A helpful resource: John Cook's presentations about countering misinformation

Our talks page provides links to many recorded presentations John Cook and others have given over the years. It also shows how the presentations evolved and how their focus changed from the early to current days. While climate science (e.g. here from 2013) and how that regularly gets distorted (e.g. here from 2016) was initially the main focus, things have broadened to encompass science misinformation more generally. Over time, more and more of John's Cranky Uncle cartoons made appearances in his presentations and he even managed to give one talk for CSICon Las Vegas 2018 where he explained climate science denial using only his cartoons - which I find quite the feat, but judge for yourself:

Now that the Cranky Uncle game is available, the most recent videos often leave out basic climate science information but instead focus on how to actually tackle misinformation, why that is really important and how the game can help with that task. A couple of John's talks this year have been along those lines and this talk for the Cyberpsychology Center from February 2021 is a good example:

As a science communicator, I've benefited a lot from this information and I enjoy sharing it with others whenever an opportunity presents itself. John has been extremely forthcoming in providing his complete slide-decks so that I could pick and chose from the ever growing collection to create my "own" reassembled versions of his talks. Living in Germany, this sometimes involves creating not just reassembled but also translated versions of the presentations. Which in turn makes it necessary to create translated versions of John's cartoons and many of his slides, not to mention the spoken text to go along with them. To help with that task, John provided "text-less" versions of his slides and cartoons so that I could add German text where needed.

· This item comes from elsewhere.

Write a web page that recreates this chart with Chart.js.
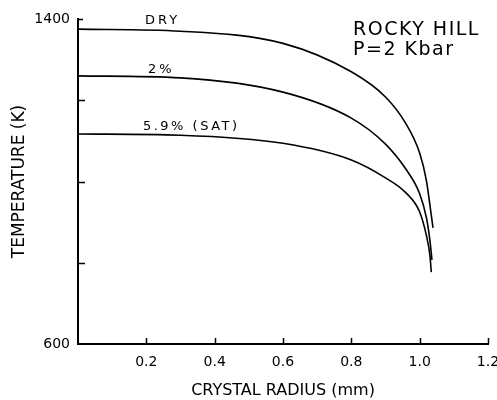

On April 1, I was one of many presenters during "KISS", the "Klima in der Schule Symposium" organized by the Scientists for Future which had the goal to showcase projects and options for educators to get (more) climate science into German classrooms. Just from the target audience, this was an ideal event to make participants aware of the Cranky Uncle game and how it could be used in the classroom! Here is the reocrding of my presentation which you can download as a PDF from here. If you've been watching some of John's talks, you should be able to follow along even if you don't speak the language - the slides will look very familiar and I tried to translate his words as closely as possible for my script!

Bottom line: These recordings are a helpful resource for anybody who'd like to at least get some rough idea of what all is involved with countering (climate) science misinformation, which resources are available for and how to go about this important task.